No Hard Feelings: Emotions at work by Liz Foolien and Mollie West Duffy is a tonic for 2023. An uplifting, motivating and refreshingly honest review of the modern workplace and the behaviours within it, the book lays out simple steps for how to identify, understand and harness your emotions at work.
Despite the title suggesting this book would explain why having feelings at work is good or bad, I found it to be more of a guide for how to get the best out of your career by showing that your feelings of tiredness, boredom, burnout, anger, or dislike of colleagues can all be utilised to push you forward. Of note was the guidance on how to support your team to be empowered to actively challenge bullying or bad behaviour.
The book starts with a clear explanation of where the authors have come from – both had experienced disillusionment and burnout in their careers and were forced to take a drastic step back to review what it was that they actually wanted. What follows is their seven ‘new rules for emotion at work’ which includes calls to action like ‘Be less passionate about your job’, ‘Inspire yourself’ and ‘Be selectively vulnerable’.
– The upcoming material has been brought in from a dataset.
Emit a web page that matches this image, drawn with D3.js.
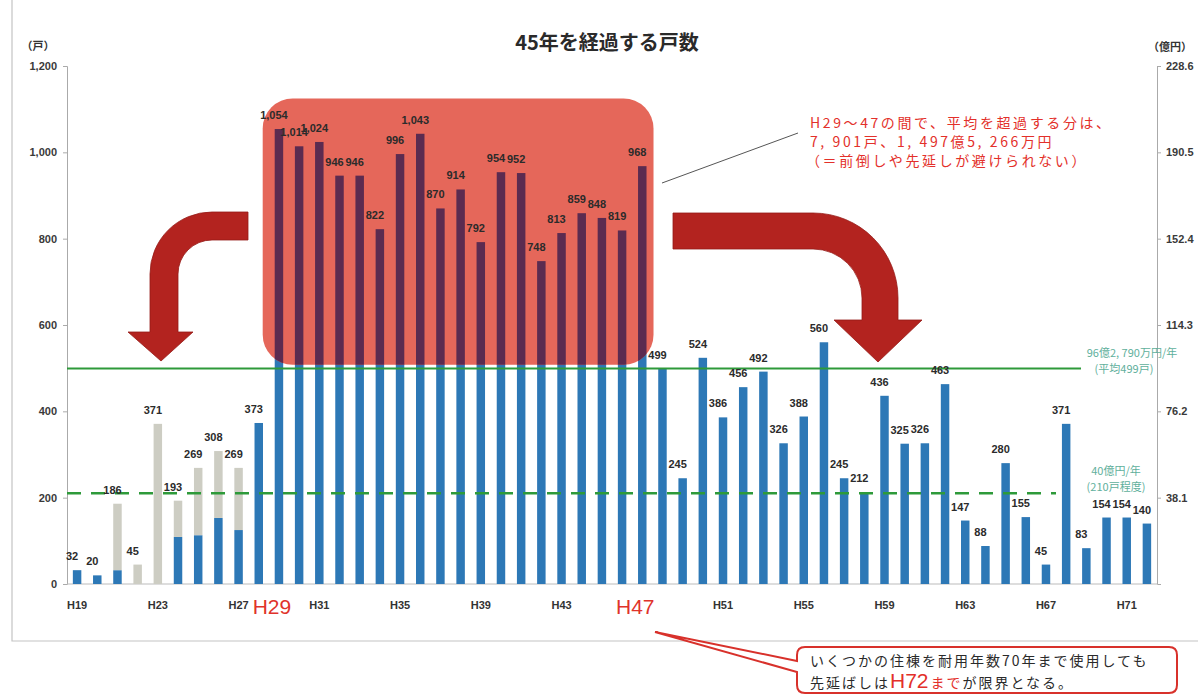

Overall, the content is mostly comprised of interesting stories and studies, which lead to obvious takeaways like ‘Invest in friendships at work so you look forward to it more’ and ‘Emotionally proofread what you write before hitting send’. None of these suggestions are completely new, but I really enjoyed reading through the book and being gently reminded that there are simple ways to ensure that your workplace interactions are thoughtful and kind. Throughout the book there are drawings and comics of key ideas, which makes it an easy and interesting read.
A key chapter for me was the first section on Health, which explains why being less invested in your work can make you happier and healthier. After the chaos of the 2020s, when the whole world was forced to slow down and then immediately speed back up at a rapid pace while we all softly mumbled ‘But the pandemic isn’t over yet’, it’s extremely liberating to read a strong argument for why we should get off the treadmill of productivity, hard work, long hours and hustle culture. The authors critique the current culture of ‘work martyrs’, in which we feel that work is our whole identity, and happiness is the result of professional achievement. This identity can also bleed over into your interactions with colleagues, making others feel inadequate in comparison to your intense, relentless work schedule. Instead, they suggest that taking breaks, seeing friends, scheduling time off and living in the moment can help to keep your interactions positive, your productivity stable, and your enjoyment high.
Not all chapters are as derisive of work culture though, with another chapter encouraging the reader to build strong work teams who are upstanders, motivated, thoughtful and capable of dealing with difficult situations through gentle practices to validate feelings like asking clarifying questions, having open discussions, and actively dealing with conflict. The book successfully walks the line between being like a friend commiserating with you about a bad job and like a supportive manager who understands your feelings and knows how to respond properly.
I really enjoyed reading this book. It was fun and funny, the layout of the book with cartoons on nearly every page and personal anecdotes from the authors meant that it was easy to read, and I came away from it with a little more understanding of how to be happier in a workplace than before.
Disclaimer: Please note these reviews are not intended as endorsements or recommendations from the Mental Health Foundation. This feature introduces resources that may be useful for individuals with an interest in bullying prevention, mental health and wellbeing topics.